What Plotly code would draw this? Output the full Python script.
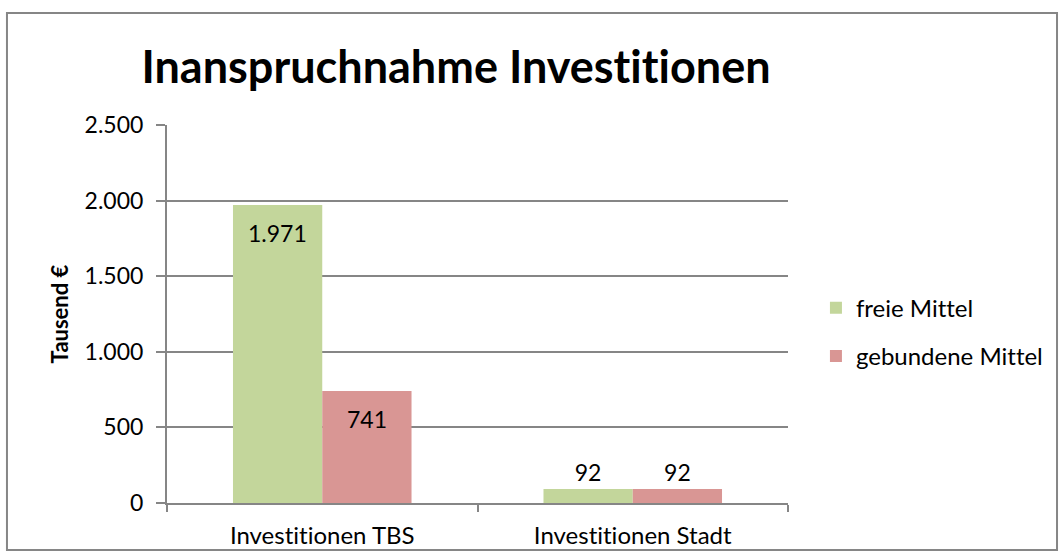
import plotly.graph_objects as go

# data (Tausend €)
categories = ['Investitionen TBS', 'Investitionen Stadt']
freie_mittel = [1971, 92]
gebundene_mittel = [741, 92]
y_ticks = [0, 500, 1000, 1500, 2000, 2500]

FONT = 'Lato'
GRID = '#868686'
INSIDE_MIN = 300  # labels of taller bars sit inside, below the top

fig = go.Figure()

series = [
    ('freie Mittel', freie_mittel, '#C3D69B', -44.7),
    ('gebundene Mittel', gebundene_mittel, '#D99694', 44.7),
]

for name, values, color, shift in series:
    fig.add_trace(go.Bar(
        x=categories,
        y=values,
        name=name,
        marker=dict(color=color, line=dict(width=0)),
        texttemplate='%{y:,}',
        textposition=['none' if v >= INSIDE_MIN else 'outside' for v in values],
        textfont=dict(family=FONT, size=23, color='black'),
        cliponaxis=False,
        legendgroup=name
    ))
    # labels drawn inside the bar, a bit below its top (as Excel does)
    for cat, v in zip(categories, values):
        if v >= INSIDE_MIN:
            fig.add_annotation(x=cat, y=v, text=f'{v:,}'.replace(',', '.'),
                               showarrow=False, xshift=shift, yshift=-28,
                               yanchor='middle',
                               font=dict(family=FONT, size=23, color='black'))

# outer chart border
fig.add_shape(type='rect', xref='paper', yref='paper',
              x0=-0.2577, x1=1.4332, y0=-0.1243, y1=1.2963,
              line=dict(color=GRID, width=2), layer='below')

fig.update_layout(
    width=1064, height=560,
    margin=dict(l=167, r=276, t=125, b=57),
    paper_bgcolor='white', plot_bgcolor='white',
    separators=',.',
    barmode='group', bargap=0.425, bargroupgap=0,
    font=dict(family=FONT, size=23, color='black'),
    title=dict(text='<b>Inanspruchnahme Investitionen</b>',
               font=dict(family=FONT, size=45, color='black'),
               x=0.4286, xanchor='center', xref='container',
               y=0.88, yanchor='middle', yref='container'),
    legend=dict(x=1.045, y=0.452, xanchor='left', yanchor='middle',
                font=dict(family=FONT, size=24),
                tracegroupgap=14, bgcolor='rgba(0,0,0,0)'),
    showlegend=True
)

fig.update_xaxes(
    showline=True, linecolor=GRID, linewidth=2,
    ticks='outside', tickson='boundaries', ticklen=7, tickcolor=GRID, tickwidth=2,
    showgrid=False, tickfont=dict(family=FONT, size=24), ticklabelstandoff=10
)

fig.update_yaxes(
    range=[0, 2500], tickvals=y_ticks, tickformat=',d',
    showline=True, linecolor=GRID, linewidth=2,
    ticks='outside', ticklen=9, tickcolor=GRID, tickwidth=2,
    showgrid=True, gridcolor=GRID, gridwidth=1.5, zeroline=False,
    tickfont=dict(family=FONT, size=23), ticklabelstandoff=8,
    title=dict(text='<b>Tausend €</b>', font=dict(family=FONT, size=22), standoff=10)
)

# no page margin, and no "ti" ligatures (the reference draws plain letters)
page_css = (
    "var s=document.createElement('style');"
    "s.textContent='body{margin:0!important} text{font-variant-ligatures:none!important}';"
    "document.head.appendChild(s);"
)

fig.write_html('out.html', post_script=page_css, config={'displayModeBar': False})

* * * * * * *

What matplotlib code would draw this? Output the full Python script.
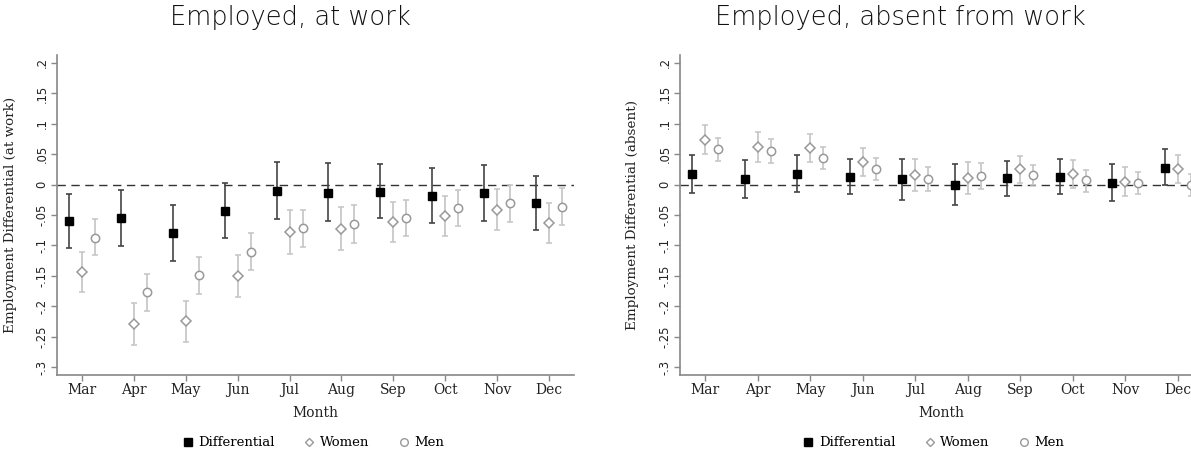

* * * * * * *

→ Exercise task:
Repeat, with no pictures, exactly the lines from the one containing "What Plotly code" through the one containing "line=dict(color=GRID, width=2), layer='below')", the first and last included.

→ The result:
What Plotly code would draw this? Output the full Python script.
import plotly.graph_objects as go

# data (Tausend €)
categories = ['Investitionen TBS', 'Investitionen Stadt']
freie_mittel = [1971, 92]
gebundene_mittel = [741, 92]
y_ticks = [0, 500, 1000, 1500, 2000, 2500]

FONT = 'Lato'
GRID = '#868686'
INSIDE_MIN = 300  # labels of taller bars sit inside, below the top

fig = go.Figure()

series = [
    ('freie Mittel', freie_mittel, '#C3D69B', -44.7),
    ('gebundene Mittel', gebundene_mittel, '#D99694', 44.7),
]

for name, values, color, shift in series:
    fig.add_trace(go.Bar(
        x=categories,
        y=values,
        name=name,
        marker=dict(color=color, line=dict(width=0)),
        texttemplate='%{y:,}',
        textposition=['none' if v >= INSIDE_MIN else 'outside' for v in values],
        textfont=dict(family=FONT, size=23, color='black'),
        cliponaxis=False,
        legendgroup=name
    ))
    # labels drawn inside the bar, a bit below its top (as Excel does)
    for cat, v in zip(categories, values):
        if v >= INSIDE_MIN:
            fig.add_annotation(x=cat, y=v, text=f'{v:,}'.replace(',', '.'),
                               showarrow=False, xshift=shift, yshift=-28,
                               yanchor='middle',
                               font=dict(family=FONT, size=23, color='black'))

# outer chart border
fig.add_shape(type='rect', xref='paper', yref='paper',
              x0=-0.2577, x1=1.4332, y0=-0.1243, y1=1.2963,
              line=dict(color=GRID, width=2), layer='below')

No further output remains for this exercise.